Il y a d’abord Metod Devetak, la cinquantaine passée, rédacteur en chef d’un quotidien américain, totalement désabusé, surtout depuis que son journal a été racheté par une entreprise. Précisément celle de Ožbej, une vingtaine d’années plus jeune, qui a réussi dans la vie en tant que geek invétéré, développeur d’une application à succès. L’un et l’autre sont originaires de Slovénie et sont venus chercher un avenir à leur avenir professionnel aux Etats-Unis, l’un et l’autre vont se rencontrer pour la première fois à l’occasion de cet achat-vente, les deux hommes vont se remémorera leur passé, leur enfance, l’une comme l’autre, passée en l’absence de tout géniteur. Beaucoup de similitudes entre les deux hommes pourtant, ils se placent à l’opposé l’un de l’autre, l’aîné travaille à l’ancienne dans la rédaction de journaux imprimés, l’autre dans le numérique et ses nouvelles technologies. Deux représentants de deux mondes qui se succèdent l’un à l’autre, deux symboles puissants de ce qui se joue. Cette bataille fratricide se joue entre l’ancien et le nouveau monde, et également du point de vue géographie et temporel, la Slovénie, tout comme tant d’autres pays d’Europe, semble pour ces exilés n’avoir guère plus d’arguments pour un avenir à leur proposer : tout se joue aux Etats-Unis.
À travers Metod c’est le sentiment de l’exilé, qui sait qu’il n’est plus à la page et est sur le point d’être débarqué, mis au ban, au placard, cette peur saute aux yeux du lecteur en ouvrant le récit par la contemplation du Pakistanais qui vend les journaux pour les sans-abris.

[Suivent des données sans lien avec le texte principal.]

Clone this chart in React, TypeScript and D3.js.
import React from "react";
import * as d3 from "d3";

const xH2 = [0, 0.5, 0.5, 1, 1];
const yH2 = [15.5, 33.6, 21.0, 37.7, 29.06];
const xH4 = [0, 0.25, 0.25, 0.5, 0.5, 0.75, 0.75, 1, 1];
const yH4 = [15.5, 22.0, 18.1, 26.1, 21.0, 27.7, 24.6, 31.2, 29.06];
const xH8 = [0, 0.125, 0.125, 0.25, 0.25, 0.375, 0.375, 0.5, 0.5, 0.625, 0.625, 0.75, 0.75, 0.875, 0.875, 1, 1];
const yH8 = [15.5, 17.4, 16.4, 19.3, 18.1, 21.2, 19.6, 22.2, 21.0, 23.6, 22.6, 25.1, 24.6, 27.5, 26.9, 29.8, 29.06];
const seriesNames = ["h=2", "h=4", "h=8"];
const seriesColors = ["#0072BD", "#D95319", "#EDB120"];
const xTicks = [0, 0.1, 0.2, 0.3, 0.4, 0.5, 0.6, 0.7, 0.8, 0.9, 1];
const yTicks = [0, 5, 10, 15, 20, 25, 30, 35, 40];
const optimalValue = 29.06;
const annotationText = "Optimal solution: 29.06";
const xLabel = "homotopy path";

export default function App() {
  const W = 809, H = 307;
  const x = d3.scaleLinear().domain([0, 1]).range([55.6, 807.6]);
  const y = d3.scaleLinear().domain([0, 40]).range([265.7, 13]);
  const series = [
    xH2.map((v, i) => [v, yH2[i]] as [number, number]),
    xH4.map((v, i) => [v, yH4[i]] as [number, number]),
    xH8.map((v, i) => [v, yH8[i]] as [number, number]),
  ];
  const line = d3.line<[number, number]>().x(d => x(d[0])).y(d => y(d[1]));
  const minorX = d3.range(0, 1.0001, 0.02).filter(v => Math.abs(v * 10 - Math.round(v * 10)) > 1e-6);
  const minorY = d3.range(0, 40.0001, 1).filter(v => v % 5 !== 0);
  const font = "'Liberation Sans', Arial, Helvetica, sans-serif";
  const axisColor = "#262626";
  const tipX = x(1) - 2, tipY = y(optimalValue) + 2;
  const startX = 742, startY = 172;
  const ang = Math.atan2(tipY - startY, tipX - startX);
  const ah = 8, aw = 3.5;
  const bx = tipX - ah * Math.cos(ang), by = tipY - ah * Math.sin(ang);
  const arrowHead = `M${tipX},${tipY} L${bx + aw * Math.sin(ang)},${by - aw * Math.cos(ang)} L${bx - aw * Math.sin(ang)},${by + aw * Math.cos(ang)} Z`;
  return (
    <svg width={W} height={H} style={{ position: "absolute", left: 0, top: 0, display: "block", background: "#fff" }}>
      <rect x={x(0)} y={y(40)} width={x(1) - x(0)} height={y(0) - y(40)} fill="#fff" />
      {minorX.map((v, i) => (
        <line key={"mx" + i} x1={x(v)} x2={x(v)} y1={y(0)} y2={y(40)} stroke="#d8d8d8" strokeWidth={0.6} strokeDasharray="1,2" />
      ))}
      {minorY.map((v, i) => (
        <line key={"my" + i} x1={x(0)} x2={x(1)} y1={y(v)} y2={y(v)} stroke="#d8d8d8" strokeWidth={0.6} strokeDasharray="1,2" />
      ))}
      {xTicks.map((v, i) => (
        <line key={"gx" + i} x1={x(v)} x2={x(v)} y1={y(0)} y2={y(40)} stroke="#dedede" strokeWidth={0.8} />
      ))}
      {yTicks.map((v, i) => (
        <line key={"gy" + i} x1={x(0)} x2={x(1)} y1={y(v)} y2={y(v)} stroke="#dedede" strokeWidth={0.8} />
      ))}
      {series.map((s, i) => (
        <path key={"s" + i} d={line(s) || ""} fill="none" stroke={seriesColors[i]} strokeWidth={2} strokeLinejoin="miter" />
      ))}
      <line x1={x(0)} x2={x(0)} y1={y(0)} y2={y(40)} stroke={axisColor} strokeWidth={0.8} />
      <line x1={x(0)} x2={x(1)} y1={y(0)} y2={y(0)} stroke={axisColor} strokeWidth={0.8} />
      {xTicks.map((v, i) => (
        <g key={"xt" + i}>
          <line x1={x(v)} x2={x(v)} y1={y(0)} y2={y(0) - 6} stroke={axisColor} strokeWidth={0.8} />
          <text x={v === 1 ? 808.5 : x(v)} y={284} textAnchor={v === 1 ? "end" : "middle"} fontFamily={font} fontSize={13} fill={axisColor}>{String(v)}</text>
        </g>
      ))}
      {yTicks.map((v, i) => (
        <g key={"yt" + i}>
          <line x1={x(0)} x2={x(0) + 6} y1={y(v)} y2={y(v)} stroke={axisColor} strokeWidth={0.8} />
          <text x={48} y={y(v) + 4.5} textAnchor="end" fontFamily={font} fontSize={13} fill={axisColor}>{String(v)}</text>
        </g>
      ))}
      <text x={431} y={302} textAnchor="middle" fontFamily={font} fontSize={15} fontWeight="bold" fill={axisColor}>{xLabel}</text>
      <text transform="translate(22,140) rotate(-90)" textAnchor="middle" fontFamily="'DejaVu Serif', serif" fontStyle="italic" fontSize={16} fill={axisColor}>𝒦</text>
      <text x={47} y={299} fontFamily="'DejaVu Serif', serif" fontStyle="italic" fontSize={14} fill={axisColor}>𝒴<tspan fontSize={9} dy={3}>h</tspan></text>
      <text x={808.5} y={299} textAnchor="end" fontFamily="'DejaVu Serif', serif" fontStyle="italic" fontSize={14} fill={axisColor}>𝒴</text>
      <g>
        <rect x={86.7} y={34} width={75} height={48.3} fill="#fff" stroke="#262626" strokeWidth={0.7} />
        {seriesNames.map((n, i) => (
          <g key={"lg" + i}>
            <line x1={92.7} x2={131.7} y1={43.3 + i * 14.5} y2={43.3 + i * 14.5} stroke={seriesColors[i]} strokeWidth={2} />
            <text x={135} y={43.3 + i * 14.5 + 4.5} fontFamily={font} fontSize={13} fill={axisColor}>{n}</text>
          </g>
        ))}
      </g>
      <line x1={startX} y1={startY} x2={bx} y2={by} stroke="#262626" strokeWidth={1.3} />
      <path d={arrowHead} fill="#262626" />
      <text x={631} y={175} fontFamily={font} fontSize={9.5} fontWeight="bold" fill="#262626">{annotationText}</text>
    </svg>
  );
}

Ožbej, c’est l’exemple parfait du self-made man à l’américaine, le jeune informaticien brillant qui réussit par lui-même, un Mark Zuckerberg slave, forcément bien intégré puisqu’il apporte succès et argent, à la Silicon Valley, bien loin du « seul pays au monde où l’on réussirait à écrire son nom sans faute : Ožbej Ključevšek. ». À vrai dire, c’est aussi in fine une critique sur l’uniformisation, où les accents inhérents aux langues indo-européennes deviennent une chose désuète, une uniformisation progressive sociale qui va de paire avec les technologies qui évoluent et effacent peu à peu tout caractère, toute personnalité à la vie quotidienne, où les journaux papiers n’y ont plus leur place face à l’efficience du numérique, qui pixelise les images, la réalité, la réduisant en de petits carrés insignifiants et flous, et inconsistants. L’assaut d’une société pixelisée.

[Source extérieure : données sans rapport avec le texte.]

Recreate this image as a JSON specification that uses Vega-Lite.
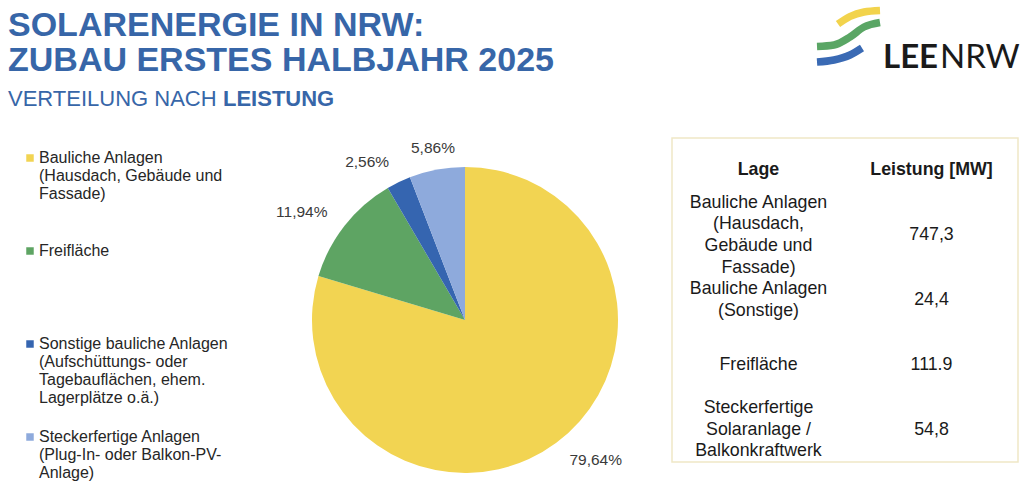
{
  "$schema": "https://vega.github.io/schema/vega-lite/v6.json",
  "background": "white",
  "padding": {"left": 8, "top": 5, "right": 0, "bottom": 0},
  "config": {"view": {"stroke": null}, "font": "Liberation Sans"},
  "spacing": 48,
  "hconcat": [
    {
      "spacing": 3,
      "resolve": {"scale": {"color": "independent"}, "legend": {"color": "independent"}},
      "vconcat": [
        {
          "width": 306,
          "height": 132,
          "data": {
            "values": [
              {"zeile": 1, "teil": "titel", "text": "SOLARENERGIE IN NRW:"},
              {"zeile": 2, "teil": "titel", "text": "ZUBAU ERSTES HALBJAHR 2025"},
              {"zeile": 3, "teil": "unter", "text": "VERTEILUNG NACH"},
              {"zeile": 3, "teil": "fett", "text": "LEISTUNG"}
            ]
          },
          "encoding": {
            "x": {"datum": 0, "type": "quantitative", "scale": {"domain": [0, 1]}, "axis": null},
            "y": {"field": "zeile", "type": "ordinal", "scale": {"padding": 0.8857}, "axis": null},
            "text": {"field": "text"}
          },
          "layer": [
            {
              "transform": [{"filter": "datum.teil == 'titel'"}],
              "mark": {"type": "text", "align": "left", "baseline": "alphabetic", "dx": -304, "font": "Liberation Sans", "fontSize": 34, "fontWeight": "bold", "color": "#3766a8"}
            },
            {
              "transform": [{"filter": "datum.teil == 'unter'"}],
              "mark": {"type": "text", "align": "left", "baseline": "alphabetic", "dx": -304, "font": "Liberation Sans", "fontSize": 22, "color": "#3766a8"}
            },
            {
              "transform": [{"filter": "datum.teil == 'fett'"}],
              "mark": {"type": "text", "align": "left", "baseline": "alphabetic", "dx": -89, "font": "Liberation Sans", "fontSize": 22, "fontWeight": "bold", "color": "#3766a8"}
            }
          ]
        },
        {
          "width": 306,
          "height": 306,
          "data": {
            "values": [
              {"nr": 1, "kategorie": "Bauliche Anlagen\n(Hausdach, Gebäude und\nFassade)", "anteil": 79.64, "label": "79,64%"},
              {"nr": 2, "kategorie": "Freifläche", "anteil": 11.94, "label": "11,94%"},
              {"nr": 3, "kategorie": "Sonstige bauliche Anlagen\n(Aufschüttungs- oder\nTagebauflächen, ehem.\nLagerplätze o.ä.)", "anteil": 2.56, "label": "2,56%"},
              {"nr": 4, "kategorie": "Steckerfertige Anlagen\n(Plug-In- oder Balkon-PV-\nAnlage)", "anteil": 5.86, "label": "5,86%"}
            ]
          },
          "encoding": {
            "theta": {"field": "anteil", "type": "quantitative", "stack": true},
            "order": {"field": "nr", "type": "quantitative"},
            "color": {
              "field": "kategorie",
              "type": "nominal",
              "scale": {
                "domain": [
                  "Bauliche Anlagen\n(Hausdach, Gebäude und\nFassade)",
                  "Freifläche",
                  "Sonstige bauliche Anlagen\n(Aufschüttungs- oder\nTagebauflächen, ehem.\nLagerplätze o.ä.)",
                  "Steckerfertige Anlagen\n(Plug-In- oder Balkon-PV-\nAnlage)"
                ],
                "range": ["#f2d452", "#5ea463", "#3565b0", "#8eaadc"]
              },
              "legend": {
                "orient": "none",
                "legendX": -290,
                "legendY": -17,
                "title": null,
                "padding": 0,
                "symbolType": "square",
                "symbolSize": 56,
                "symbolStrokeWidth": 0,
                "labelFont": "Liberation Sans",
                "labelFontSize": 16,
                "labelColor": "#262626",
                "labelLimit": 400,
                "labelOffset": 1,
                "labelBaseline": "middle",
                "rowPadding": 23,
                "labelExpr": "slice(split(datum.label + '\\n\\n\\n', '\\n'), 0, 4)",
                "encode": {"labels": {"update": {"lineHeight": {"value": 19}}}}
              }
            }
          },
          "layer": [
            {"mark": {"type": "arc", "stroke": null}},
            {
              "mark": {"type": "text", "radius": 175, "fontSize": 15.5, "font": "Liberation Sans", "align": {"expr": "datum.nr == 1 ? 'left' : datum.nr == 4 ? 'center' : 'right'"}},
              "encoding": {"text": {"field": "label"}, "color": {"value": "#3a3a3a"}}
            }
          ]
        }
      ]
    },
    {
      "spacing": 62,
      "vconcat": [
        {
          "width": 346,
          "height": 70,
          "data": {
            "values": [
              {"streifen": "gelb", "i": 1, "x": 838, "y": 24, "t": ""},
              {"streifen": "gelb", "i": 2, "x": 850, "y": 16.5, "t": ""},
              {"streifen": "gelb", "i": 3, "x": 864, "y": 12, "t": ""},
              {"streifen": "gelb", "i": 4, "x": 880, "y": 10.5, "t": ""},
              {"streifen": "gruen", "i": 1, "x": 817, "y": 46.5, "t": ""},
              {"streifen": "gruen", "i": 2, "x": 834, "y": 45, "t": ""},
              {"streifen": "gruen", "i": 3, "x": 850, "y": 37, "t": ""},
              {"streifen": "gruen", "i": 4, "x": 864, "y": 27, "t": ""},
              {"streifen": "gruen", "i": 5, "x": 880, "y": 22.5, "t": ""},
              {"streifen": "blau", "i": 1, "x": 817, "y": 62, "t": ""},
              {"streifen": "blau", "i": 2, "x": 834, "y": 60, "t": ""},
              {"streifen": "blau", "i": 3, "x": 850, "y": 55, "t": ""},
              {"streifen": "blau", "i": 4, "x": 862, "y": 48, "t": ""},
              {"streifen": "wort1", "i": 1, "x": 883, "y": 68, "t": "LEE"},
              {"streifen": "wort2", "i": 1, "x": 940, "y": 68, "t": "NRW"}
            ]
          },
          "encoding": {
            "x": {"field": "x", "type": "quantitative", "scale": {"domain": [672, 1018], "nice": false, "zero": false}, "axis": null},
            "y": {"field": "y", "type": "quantitative", "scale": {"domain": [75, 5], "nice": false, "zero": false}, "axis": null},
            "order": {"field": "i", "type": "quantitative"}
          },
          "layer": [
            {
              "transform": [{"filter": "datum.streifen == 'gelb'"}],
              "mark": {"type": "line", "interpolate": "monotone", "strokeWidth": 7.5, "strokeCap": "butt", "strokeJoin": "round", "color": "#f2d34c"}
            },
            {
              "transform": [{"filter": "datum.streifen == 'gruen'"}],
              "mark": {"type": "line", "interpolate": "monotone", "strokeWidth": 7.5, "strokeCap": "butt", "strokeJoin": "round", "color": "#5aa665"}
            },
            {
              "transform": [{"filter": "datum.streifen == 'blau'"}],
              "mark": {"type": "line", "interpolate": "monotone", "strokeWidth": 7.5, "strokeCap": "butt", "strokeJoin": "round", "color": "#3a6ab4"}
            },
            {
              "transform": [{"filter": "datum.streifen == 'wort1'"}],
              "mark": {"type": "text", "align": "left", "baseline": "alphabetic", "font": "Lato", "fontSize": 33, "fontWeight": "bold", "color": "#1a1a1a"},
              "encoding": {"text": {"field": "t"}}
            },
            {
              "transform": [{"filter": "datum.streifen == 'wort2'"}],
              "mark": {"type": "text", "align": "left", "baseline": "alphabetic", "font": "Lato", "fontSize": 33, "fontWeight": "normal", "color": "#1a1a1a"},
              "encoding": {"text": {"field": "t"}}
            }
          ]
        },
        {
          "width": 346,
          "height": 324,
          "view": {"stroke": "#f0e8c6", "strokeWidth": 1.5},
          "data": {
            "values": [
              {"zeile": 0, "spalte": "Lage", "inhalt": "Lage"},
              {"zeile": 0, "spalte": "Leistung [MW]", "inhalt": "Leistung [MW]"},
              {"zeile": 1, "spalte": "Lage", "inhalt": "Bauliche Anlagen\n(Hausdach,\nGebäude und\nFassade)"},
              {"zeile": 1, "spalte": "Leistung [MW]", "inhalt": "747,3"},
              {"zeile": 2, "spalte": "Lage", "inhalt": "Bauliche Anlagen\n(Sonstige)"},
              {"zeile": 2, "spalte": "Leistung [MW]", "inhalt": "24,4"},
              {"zeile": 3, "spalte": "Lage", "inhalt": "Freifläche"},
              {"zeile": 3, "spalte": "Leistung [MW]", "inhalt": "111.9"},
              {"zeile": 4, "spalte": "Lage", "inhalt": "Steckerfertige\nSolaranlage /\nBalkonkraftwerk"},
              {"zeile": 4, "spalte": "Leistung [MW]", "inhalt": "54,8"}
            ]
          },
          "encoding": {
            "x": {"field": "spalte", "type": "nominal", "sort": ["Lage", "Leistung [MW]"], "axis": null, "scale": {"padding": 0.5}},
            "y": {"field": "zeile", "type": "ordinal", "axis": null, "scale": {"padding": 0.5}},
            "text": {"field": "inhalt"}
          },
          "layer": [
            {
              "transform": [{"filter": "datum.zeile == 0"}],
              "mark": {"type": "text", "font": "Liberation Sans", "fontSize": 17.8, "fontWeight": "bold", "color": "#1a1a1a"}
            },
            {
              "transform": [{"filter": "datum.zeile > 0"}],
              "mark": {"type": "text", "font": "Liberation Sans", "fontSize": 17.8, "color": "#1a1a1a", "lineBreak": "\n", "lineHeight": 21.7, "dy": {"expr": "-(length(split(datum.inhalt, '\\n')) - 1) * 21.7 / 2"}}
            }
          ]
        }
      ]
    }
  ]
}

Deux conceptions du présent et de l’avenir se disputent ici à travers le face-à-face des deux hommes que le texte met en face, la perspective à la Robert Musil de Metod l’homme sans qualité face à l’homme qui pourrait être son fils, un ancien hacker, idéaliste, persuadé de pouvoir rétablir un équilibre entre dominants et dominés. L’une des choses qu’ils ont en commun, c’est du haut de leur tour, de son bureau au dernier étage pour l’un, de son isolement dans sa tour d’ivoire pour l’autre, d’avoir atteint le ciel, où il n’y a plus rien après, englué dans une inexistence solitaire, dénuée de tout sentiment et sensation, dans un nuage d’atonie rendue plus épaisse avec le temps. Avec un monde qui a tout poli, tout effacé, jusqu’aux accents des noms, tout impersonnalisé à l’extrême, depuis l’inanité des applications dématérialisées sur des serveurs fantômes, dont son journal va devenir partie prenante.
La narration est bien menée et vous surprendra probablement dans son dernier quart, donnant ainsi encore un peu plus de reliefs qu’à une simple critique sociétale plaquée sur l’histoire croisée de deux Slovènes exilés aux Etats-Unis : un retournement de situation qui permet de rétrospectivement considérer les deux récits d’un autre angle, et lui redonner un aspect plus humain, que je vous laisse découvrir.